WHAT YOU WILL DO
Can you set down, exactly as they appear below, the lines from the opening of the material through the one bearing "89.2, 94.5, 97.8]", minus the pictures?

DATASET CONTENT
»»
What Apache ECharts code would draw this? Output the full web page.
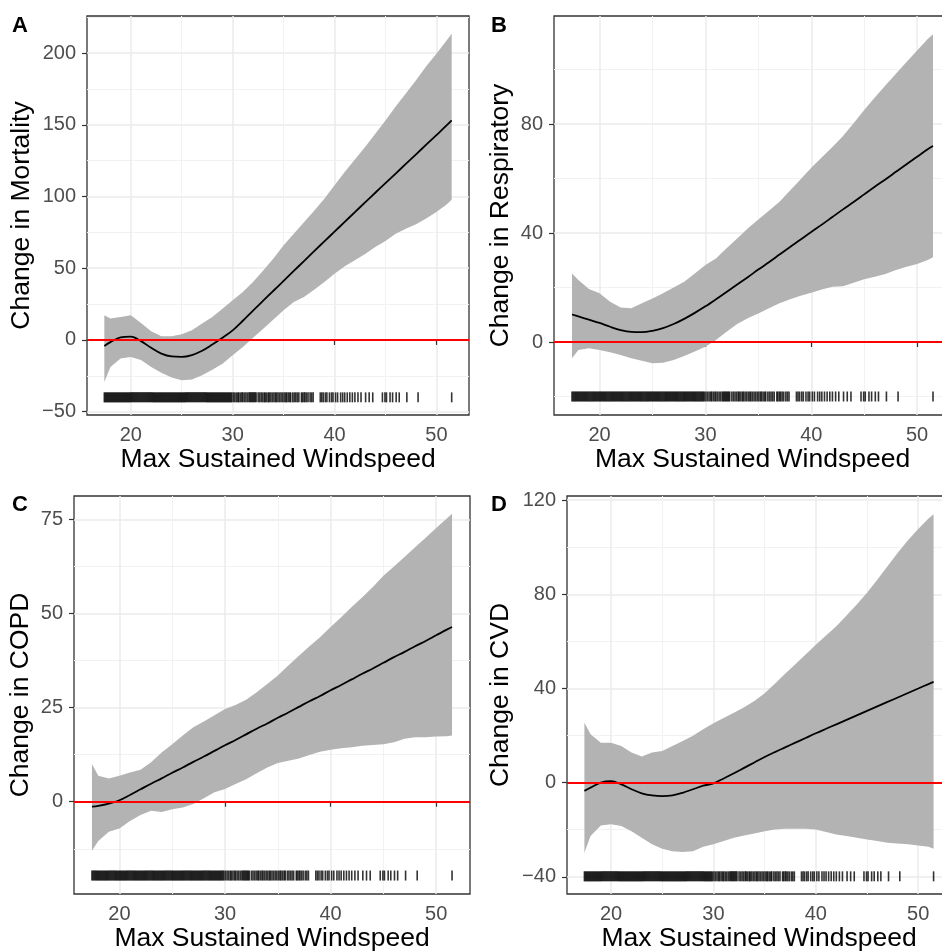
<!DOCTYPE html>
<html>
<head>
<meta charset="utf-8">
<title>Change in outcomes by max sustained windspeed</title>
<script src="https://cdn.jsdelivr.net/npm/echarts@6/dist/echarts.min.js"></script>
<style>
  html, body { margin: 0; padding: 0; background: #fff; }
  #chart { width: 942px; height: 952px; }
</style>
</head>
<body>
<div id="chart"></div>
<script>
const windspeed = [17.4, 18, 19, 20, 21, 22, 23, 24, 25, 26, 27, 28, 29, 30, 31, 32, 33, 34,
  35, 36, 37, 38, 39, 40, 41, 42, 43, 44, 45, 46, 47, 48, 49, 50, 51, 51.5]

const mortalityFit = [-4.2, -1.5, 1.8, 2.3, -0.8, -5.5, -9.5, -11.5, -11.8, -10.5, -7.5, -3.2, 1.5, 6.7, 13.4, 20.5, 27.4, 34.3,
  41.2, 48.1, 55, 61.9, 68.7, 75.5, 82.3, 89.1, 95.9, 102.6, 109.3, 116, 122.7, 129.4, 136.1, 142.8, 149.5, 153]
const mortalityUpper = [17.2, 15, 16, 17.2, 11.8, 6, 2.6, 2.6, 4, 6.7, 11.4, 16, 21.8, 27.6, 33.4, 40.4, 48.5, 56.7,
  66, 74, 82, 90, 98.5, 107.8, 117, 125.7, 134.5, 143.8, 153, 162.8, 171.7, 181, 190.7, 199.5, 208.8, 213.5]
const mortalityLower = [-29.3, -18.8, -13, -11.8, -14, -18.8, -22.8, -26.2, -28, -27.6, -24.6, -20.7, -16.5, -10.7, -4.9, 1.6, 7.9, 14.2,
  20.7, 26.5, 30, 35, 40.4, 46.2, 51.3, 55.5, 60, 64.8, 69, 74, 77.6, 80.6, 84.6, 89.2, 94.5, 97.8]

const respiratoryFit = [10.1, 9.4, 8.2, 7, 5.6, 4.4, 3.7, 3.6, 4.1, 5.1, 6.6, 8.5, 10.7, 13.1, 15.7, 18.4, 21.1, 23.8,
  26.6, 29.3, 32.1, 34.9, 37.6, 40.4, 43.1, 45.9, 48.7, 51.4, 54.2, 57, 59.7, 62.5, 65.3, 68, 70.8, 72]
const respiratoryUpper = [25.2, 22.8, 19.5, 17.9, 14.8, 12.7, 12.4, 14.2, 16, 17.9, 20, 22.1, 25.2, 28.3, 30.7, 34.4, 38, 41.7,
  45, 48.2, 51.5, 55.6, 59.8, 64, 67.8, 71.6, 75.6, 80.3, 85.2, 89.8, 94.2, 98.5, 102.8, 107, 111.3, 113]
const respiratoryLower = [-6, -2.9, -2.3, -2.9, -3.8, -4.8, -6, -6.9, -7.8, -7.6, -6.6, -5.1, -3.5, -1.7, 0.7, 3.8, 6.6, 8.7,
  10.5, 12.4, 14.2, 15.7, 17, 18.1, 19.3, 20.3, 20.5, 21.8, 23, 24, 25, 26.4, 27.6, 28.6, 30.1, 31.1]

const copdFit = [-1.3, -1.1, -0.5, 0.4, 1.8, 3.3, 4.8, 6.2, 7.7, 9.1, 10.6, 12, 13.5, 15, 16.4, 17.9, 19.4, 20.8,
  22.3, 23.7, 25.2, 26.7, 28.1, 29.6, 31, 32.5, 34, 35.4, 36.9, 38.4, 39.8, 41.3, 42.7, 44.2, 45.7, 46.4]
const copdUpper = [10, 6.9, 6.2, 6.9, 7.8, 8.5, 10.5, 13.1, 15.3, 17.6, 19.8, 21.3, 23, 24.6, 25.7, 27.1, 29.1, 31.3,
  33.5, 36.2, 38.8, 41.3, 43.7, 46.4, 49, 51.7, 54.3, 57, 60, 62.5, 65, 67.6, 70.1, 72.7, 75.2, 76.5]
const copdLower = [-13, -10.4, -8, -7.1, -5.1, -3.5, -2.4, -2.7, -2, -1.5, -0.6, 0.9, 2.5, 3.4, 4.7, 6, 7.6, 9.1,
  10.3, 10.9, 11.5, 12.4, 13.3, 13.8, 14.2, 14.5, 14.9, 15.1, 15.3, 15.8, 16.7, 17.1, 17.1, 17.3, 17.4, 17.6]

const cvdFit = [-3.5, -2.1, 0, 0.6, -0.7, -2.8, -4.5, -5.4, -5.7, -5.4, -4.3, -2.8, -1.3, -0.3, 1.8, 4, 6.3, 8.6,
  10.9, 13, 15, 17, 19, 21, 22.9, 24.8, 26.7, 28.6, 30.5, 32.4, 34.3, 36.2, 38.1, 40, 41.9, 42.8]
const cvdUpper = [25.5, 20.6, 17, 17, 15.6, 12.8, 11.1, 12.8, 13.5, 15.6, 17.7, 19.9, 22.7, 25.2, 27.5, 29.7, 32, 34.7,
  38, 42, 46.3, 50.3, 54.5, 58.6, 62.5, 66.5, 71, 75.7, 80.7, 86.2, 92, 97.7, 103, 107.8, 112.2, 114]
const cvdLower = [-29.8, -22.7, -18.2, -17.7, -18.4, -20.6, -23.4, -26.2, -28.1, -29.1, -29.5, -29.1, -27.2, -26.2, -24.8, -23.4, -22.4, -21.6,
  -20.6, -19.9, -19.6, -19.6, -19.6, -19.9, -21, -22, -22.7, -23.4, -24.1, -24.8, -25.5, -25.8, -26.2, -26.7, -27.2, -28.1]

// observed windspeeds shown as the rug
const rugSpeeds = [
  17.4, 17.5, 17.6, 17.7, 17.8, 17.9,
  18.0, 18.1, 18.2, 18.3, 18.4, 18.5, 18.6, 18.7, 18.8, 18.9,
  19.0, 19.1, 19.2, 19.3, 19.4, 19.5, 19.6, 19.7, 19.8, 19.9,
  20.0, 20.1, 20.2, 20.3, 20.4, 20.5, 20.6, 20.7, 20.8, 20.9,
  21.0, 21.1, 21.2, 21.3, 21.4, 21.5, 21.6, 21.7, 21.8, 21.9,
  22.0, 22.1, 22.2, 22.3, 22.4, 22.5, 22.6, 22.7, 22.8, 22.9,
  23.0, 23.1, 23.2, 23.3, 23.4, 23.5, 23.6, 23.7, 23.8, 23.9,
  24.0, 24.1, 24.2, 24.3, 24.4, 24.5, 24.6, 24.7, 24.8, 24.9,
  25.0, 25.1, 25.2, 25.3, 25.4, 25.5, 25.6, 25.7, 25.8, 25.9,
  26.0, 26.1, 26.2, 26.3, 26.4, 26.5, 26.6, 26.7, 26.8, 26.9,
  27.0, 27.1, 27.2, 27.3, 27.4, 27.5, 27.6, 27.7, 27.8, 27.9,
  28.0, 28.1, 28.2, 28.3, 28.4, 28.5, 28.6, 28.7, 28.8, 28.9,
  29.0, 29.1, 29.2, 29.3, 29.4, 29.5, 29.6, 29.7, 29.8, 29.9,
  30.05, 30.2, 30.35, 30.5, 30.6, 30.75, 30.9, 31.0, 31.15, 31.3, 31.45, 31.6, 31.7, 31.8, 31.9,
  32.0, 32.1, 32.2, 32.3, 32.5, 32.65, 32.8, 32.95, 33.1, 33.2, 33.35, 33.5, 33.6, 33.75, 33.9,
  34.05, 34.2, 34.3, 34.45, 34.6, 34.75, 34.9, 35.05, 35.2, 35.3, 35.45, 35.6, 35.7, 35.9,
  36.05, 36.2, 36.35, 36.5, 36.75, 36.85, 37.0, 37.1, 37.25, 37.4, 37.6, 37.75, 37.9,
  38.6, 38.75, 38.9, 39.1, 39.25, 39.5, 39.7, 39.85, 40.1, 40.3, 40.6, 40.8,
  41.0, 41.25, 41.5, 41.75, 42.0, 42.3, 42.6, 43.05, 43.4, 43.75,
  44.7, 44.95, 45.1, 45.45, 45.7, 46.05, 46.35, 47.1, 48.2, 51.5
]

const xTicks = [20, 30, 40, 50]
const xMinorTicks = [25, 35, 45]
const mortalityTicks = [-50, 0, 50, 100, 150, 200]
const mortalityMinor = [-25, 25, 75, 125, 175, 225]
const respiratoryTicks = [0, 40, 80]
const respiratoryMinor = [-20, 20, 60, 100]
const copdTicks = [0, 25, 50, 75]
const copdMinor = [-12.5, 12.5, 37.5, 62.5]
const cvdTicks = [-40, 0, 40, 80, 120]
const cvdMinor = [-20, 20, 60, 100]

const FONT = '"Liberation Sans", Arial, Helvetica, sans-serif'
const BAND = '#b3b3b3'

const panels = [
  { tag: 'A', title: 'Change in Mortality', fit: mortalityFit, upper: mortalityUpper, lower: mortalityLower,
    yMin: -52.3, yMax: 225.8, ticks: mortalityTicks, minor: mortalityMinor, rugAt: -40,
    grid: { left: 87, top: 16, width: 382, height: 399 }, yGap: 52 },
  { tag: 'B', title: 'Change in Respiratory', fit: respiratoryFit, upper: respiratoryUpper, lower: respiratoryLower,
    yMin: -26.8, yMax: 119.7, ticks: respiratoryTicks, minor: respiratoryMinor, rugAt: -20,
    grid: { left: 554, top: 16, width: 397, height: 399 }, yGap: 40 },
  { tag: 'C', title: 'Change in COPD', fit: copdFit, upper: copdUpper, lower: copdLower,
    yMin: -24.5, yMax: 81.2, ticks: copdTicks, minor: copdMinor, rugAt: -19.6,
    grid: { left: 74, top: 496, width: 396, height: 398 }, yGap: 40 },
  { tag: 'D', title: 'Change in CVD', fit: cvdFit, upper: cvdUpper, lower: cvdLower,
    yMin: -47.3, yMax: 121.8, ticks: cvdTicks, minor: cvdMinor, rugAt: -39.8,
    grid: { left: 567, top: 496, width: 384, height: 398 }, yGap: 53 }
]

const minusSign = v => (v < 0 ? '\u2212' + Math.abs(v) : String(v))

const grids = []
const xAxes = []
const yAxes = []
const series = []
const graphics = []

panels.forEach((p, i) => {
  grids.push(Object.assign({
    show: true,
    borderColor: '#333333',
    borderWidth: 1.3,
    backgroundColor: 'transparent',
    outerBoundsMode: 'none'
  }, p.grid))

  // major x axis (ticks, labels, major grid)
  xAxes.push({
    type: 'value', gridIndex: i, min: 15.7, max: 53.2,
    name: 'Max Sustained Windspeed', nameLocation: 'middle', nameGap: 31,
    nameTextStyle: { fontFamily: FONT, fontSize: 26.5, color: '#000' },
    axisLine: { show: false },
    axisTick: { show: true, length: 5, customValues: xTicks, lineStyle: { color: '#333', width: 1.2 } },
    axisLabel: { customValues: xTicks, margin: 10, fontFamily: FONT, fontSize: 20, color: '#4d4d4d' },
    splitLine: { show: true, lineStyle: { color: '#ebebeb', width: 1.5 } }
  })
  // minor x grid
  xAxes.push({
    type: 'value', gridIndex: i, min: 15.7, max: 53.2,
    axisLine: { show: false },
    axisTick: { show: false, customValues: xMinorTicks },
    axisLabel: { show: false, customValues: xMinorTicks },
    splitLine: { show: true, lineStyle: { color: '#f2f2f2', width: 1 } }
  })

  yAxes.push({
    type: 'value', gridIndex: i, min: p.yMin, max: p.yMax,
    name: p.title, nameLocation: 'middle', nameGap: p.yGap, nameRotate: 90,
    nameTextStyle: { fontFamily: FONT, fontSize: 26.5, color: '#000' },
    axisLine: { show: false },
    axisTick: { show: true, length: 5, customValues: p.ticks, lineStyle: { color: '#333', width: 1.2 } },
    axisLabel: { customValues: p.ticks, margin: 11, fontFamily: FONT, fontSize: 20, color: '#4d4d4d', formatter: minusSign },
    splitLine: { show: true, lineStyle: { color: '#ebebeb', width: 1.5 } }
  })
  yAxes.push({
    type: 'value', gridIndex: i, min: p.yMin, max: p.yMax,
    axisLine: { show: false },
    axisTick: { show: false, customValues: p.minor },
    axisLabel: { show: false, customValues: p.minor },
    splitLine: { show: true, lineStyle: { color: '#f2f2f2', width: 1 } }
  })

  const xi = i * 2
  const yi = i * 2

  // confidence band
  series.push({
    type: 'custom', xAxisIndex: xi, yAxisIndex: yi, silent: true, z: 2,
    data: [[windspeed[0], p.fit[0]]],
    renderItem: (params, api) => {
      const pts = windspeed.map((s, k) => api.coord([s, p.upper[k]]))
      for (let k = windspeed.length - 1; k >= 0; k--) {
        pts.push(api.coord([windspeed[k], p.lower[k]]))
      }
      return { type: 'polygon', shape: { points: pts }, style: { fill: BAND } }
    }
  })

  // rug of observed windspeeds
  series.push({
    type: 'scatter', xAxisIndex: xi, yAxisIndex: yi, silent: true, z: 3,
    symbol: 'rect', symbolSize: [1.6, 10],
    itemStyle: { color: '#000' },
    data: rugSpeeds.map(s => [s, p.rugAt])
  })

  // smooth fit + zero reference
  series.push({
    type: 'line', xAxisIndex: xi, yAxisIndex: yi, silent: true, z: 4,
    showSymbol: false, smooth: 0.35,
    lineStyle: { color: '#000', width: 1.8 },
    data: windspeed.map((s, k) => [s, p.fit[k]]),
    markLine: {
      silent: true, symbol: ['none', 'none'],
      label: { show: false },
      lineStyle: { color: '#ff0000', width: 2, type: 'solid' },
      data: [{ yAxis: 0 }]
    }
  })

  graphics.push({
    type: 'text',
    left: i % 2 === 0 ? 12 : 491,
    top: i < 2 ? 15 : 494,
    style: { text: p.tag, font: 'bold 22px ' + FONT, fill: '#000' }
  })
})

const chart = echarts.init(document.getElementById('chart'))
chart.setOption({
  animation: false,
  backgroundColor: '#fff',
  textStyle: { fontFamily: FONT },
  grid: grids,
  xAxis: xAxes,
  yAxis: yAxes,
  series: series,
  graphic: graphics
})
</script>
</body>
</html>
««
FULL OUTPUT
What Apache ECharts code would draw this? Output the full web page.
<!DOCTYPE html>
<html>
<head>
<meta charset="utf-8">
<title>Change in outcomes by max sustained windspeed</title>
<script src="https://cdn.jsdelivr.net/npm/echarts@6/dist/echarts.min.js"></script>
<style>
  html, body { margin: 0; padding: 0; background: #fff; }
  #chart { width: 942px; height: 952px; }
</style>
</head>
<body>
<div id="chart"></div>
<script>
const windspeed = [17.4, 18, 19, 20, 21, 22, 23, 24, 25, 26, 27, 28, 29, 30, 31, 32, 33, 34,
  35, 36, 37, 38, 39, 40, 41, 42, 43, 44, 45, 46, 47, 48, 49, 50, 51, 51.5]

const mortalityFit = [-4.2, -1.5, 1.8, 2.3, -0.8, -5.5, -9.5, -11.5, -11.8, -10.5, -7.5, -3.2, 1.5, 6.7, 13.4, 20.5, 27.4, 34.3,
  41.2, 48.1, 55, 61.9, 68.7, 75.5, 82.3, 89.1, 95.9, 102.6, 109.3, 116, 122.7, 129.4, 136.1, 142.8, 149.5, 153]
const mortalityUpper = [17.2, 15, 16, 17.2, 11.8, 6, 2.6, 2.6, 4, 6.7, 11.4, 16, 21.8, 27.6, 33.4, 40.4, 48.5, 56.7,
  66, 74, 82, 90, 98.5, 107.8, 117, 125.7, 134.5, 143.8, 153, 162.8, 171.7, 181, 190.7, 199.5, 208.8, 213.5]
const mortalityLower = [-29.3, -18.8, -13, -11.8, -14, -18.8, -22.8, -26.2, -28, -27.6, -24.6, -20.7, -16.5, -10.7, -4.9, 1.6, 7.9, 14.2,
  20.7, 26.5, 30, 35, 40.4, 46.2, 51.3, 55.5, 60, 64.8, 69, 74, 77.6, 80.6, 84.6, 89.2, 94.5, 97.8]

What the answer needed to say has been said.